My Rookie never really played ball again, no matter how many stories I tell, any more than Sherlock Holmes really came back alive from the Reichenbach Falls, no matter how many stories Conan Doyle wrote about him afterward. I think the Rookie just went home to Anywhere, U.S.A., and back to school like all the other kids.
Luke and I tried playing a little catch this spring in the Luxembourg Gardens but gave up after about five minutes. For a present, around that time, he asked us to make him his own carte d’identite, marked with a metier de journaliste—a press pass from the government—so that he could pretend to cut through red tape. We made him an impressive-looking fake government document, with a black-and-white photo and lots of cryptic, official-looking stamps. At bedtime now before the Rookie story starts, he likes to act out a French bureaucratic drama: I play a functionary guarding an entrance to something or other who scowls at him until he haughtily flashes his carte, and then I let him pass with many apologetic, ah-monsieur-I-did-not-recognize grimaces and shrugs, while his mother acts out the role of irate bystander, fuming in line as the privileged functionary serenely passes by. I suppose it is about time we took him home.
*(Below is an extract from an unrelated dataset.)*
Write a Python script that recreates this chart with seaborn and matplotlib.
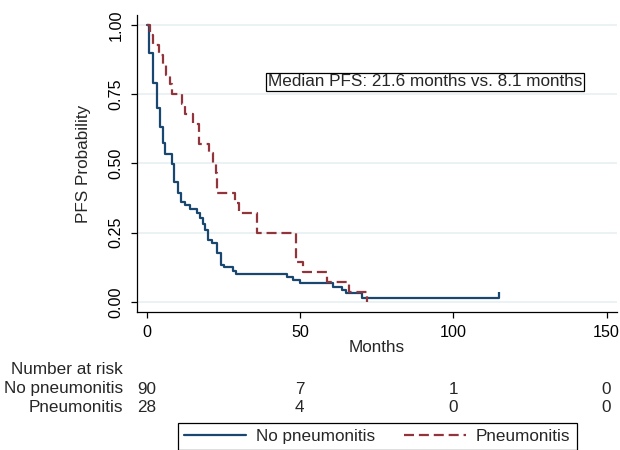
import matplotlib
matplotlib.use("Agg")
import matplotlib.pyplot as plt
import matplotlib.transforms as mtransforms
import pandas as pd
import seaborn as sns

# data (Kaplan-Meier steps: time in months, survival)
no_pn_t = [0, 0.9, 2.2, 3.3, 4.3, 5.4, 6.1, 8.2, 9.0, 10.3, 11.2, 12.5, 14.1, 16.3,
           17.4, 18.3, 19.0, 20.1, 21.5, 23.1, 24.2, 25.2, 28.1, 29.2, 45.9, 47.8,
           50.0, 60.9, 63.9, 65.0, 70.1, 115.0]
no_pn_s = [1.0, 0.898, 0.789, 0.700, 0.630, 0.572, 0.534, 0.498, 0.431, 0.392, 0.361,
           0.349, 0.334, 0.319, 0.301, 0.281, 0.259, 0.223, 0.211, 0.175, 0.133, 0.124,
           0.112, 0.100, 0.090, 0.078, 0.067, 0.054, 0.042, 0.033, 0.012, 0.012]

pn_t = [0, 1.1, 2.2, 4.1, 5.5, 6.5, 7.5, 8.3, 11.5, 12.5, 15.1, 17.1, 20.3, 21.6,
        22.6, 22.9, 29.0, 30.3, 36.1, 48.9, 51.1, 58.9, 66.1, 71.8]
pn_s = [1.0, 0.964, 0.929, 0.893, 0.857, 0.821, 0.786, 0.750, 0.714, 0.679, 0.643,
        0.571, 0.536, 0.500, 0.464, 0.393, 0.357, 0.321, 0.250, 0.143, 0.107, 0.071,
        0.036, 0.0]

groups = ["No pneumonitis", "Pneumonitis"]
risk_times = [0, 50, 100, 150]
risk_no_pn = [90, 7, 1, 0]
risk_pn = [28, 4, 0, 0]

navy = "#1a476f"
maroon = "#90353b"
grid_col = "#eaf2f3"
fs = 12.3

sns.set_theme(style="white")
plt.rcParams["font.family"] = ["Liberation Sans", "DejaVu Sans"]

fig = plt.figure(figsize=(6.2, 4.5), dpi=100)
ax = fig.add_axes([137 / 620, 1 - 312 / 450, 480 / 620, 297 / 450])

df_no = pd.DataFrame({"t": no_pn_t, "s": no_pn_s})
df_pn = pd.DataFrame({"t": pn_t, "s": pn_s})

sns.lineplot(data=df_no, x="t", y="s", drawstyle="steps-post", estimator=None, sort=False,
             color=navy, lw=1.6, ax=ax)
sns.lineplot(data=df_pn, x="t", y="s", drawstyle="steps-post", estimator=None, sort=False,
             color=maroon, lw=1.6, linestyle=(0, (4.5, 2.2)), ax=ax)
# censor tick at end of follow-up
ax.plot(no_pn_t[-1], no_pn_s[-1], marker=2, markersize=4, color=navy, mew=1.6)

ax.set_xlim(-3.1, 153.4)
ax.set_ylim(-0.037, 1.036)
ax.set_xticks([0, 50, 100, 150])
ax.set_yticks([0, 0.25, 0.5, 0.75, 1.0])
ax.set_yticklabels(["0.00", "0.25", "0.50", "0.75", "1.00"])
ax.yaxis.grid(True, color=grid_col, lw=1.4)
ax.set_axisbelow(True)
for side in ["top", "right"]:
    ax.spines[side].set_visible(False)
for side in ["left", "bottom"]:
    ax.spines[side].set_color("black")
    ax.spines[side].set_linewidth(0.9)
ax.tick_params(axis="both", direction="out", length=4.5, width=0.9, color="black",
               labelsize=11.6, labelcolor="black", pad=5, left=True, bottom=True)
ax.tick_params(axis="y", labelrotation=90)
for lab in ax.get_yticklabels():
    lab.set_va("center")

ax.set_xlabel("Months", fontsize=fs, va="center")
ax.xaxis.set_label_coords(0.5, -0.121)
ax.set_ylabel("PFS Probability", fontsize=fs, va="center")
ax.yaxis.set_label_coords(-0.112, 0.5)

ax.text(39.6, 0.794, "Median PFS: 21.6 months vs. 8.1 months", fontsize=fs,
        ha="left", va="center",
        bbox=dict(boxstyle="square,pad=0.1", fc="white", ec="black", lw=0.9))

# number at risk table
trans = mtransforms.blended_transform_factory(ax.transData, fig.transFigure)
row_y = [1 - 389 / 450, 1 - 407 / 450]
fig.text(123 / 620, 1 - 370 / 450, "Number at risk", fontsize=fs, ha="right", va="center")
for name, counts, yy in zip(groups, [risk_no_pn, risk_pn], row_y):
    fig.text(123 / 620, yy, name, fontsize=fs, ha="right", va="center")
    for t, n in zip(risk_times, counts):
        ax.text(t, yy, str(n), transform=trans, fontsize=fs, ha="center", va="center",
                clip_on=False)

handles = [plt.Line2D([], [], color=navy, lw=1.6),
           plt.Line2D([], [], color=maroon, lw=1.6, linestyle=(0, (4.5, 2.2)))]
leg = fig.legend(handles, groups, loc="upper center", bbox_to_anchor=(377.5 / 620, 1 - 422.7 / 450),
                 ncol=2, fontsize=fs, frameon=True, fancybox=False, borderaxespad=0,
                 handlelength=3.6, handletextpad=0.6, columnspacing=1.7, borderpad=0.35)
leg.get_frame().set_edgecolor("black")
leg.get_frame().set_linewidth(0.9)
leg.get_frame().set_alpha(1)

fig.savefig("out.png", dpi=100)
I don’t think about the Rookie as much as I used to, but when the bombs began to fall in Serbia I began thinking about that other Serbian conflagration, in 1914, and everything it had led to, and I realized with a start that by making the Rookie three years old in 1908, I was leaving him, unprotected, to the century’s horrors. Then I did a quick calculation and realized that he would have been far too young for the First War, and just too old for the Second. The Rookie was lucky that way, I think.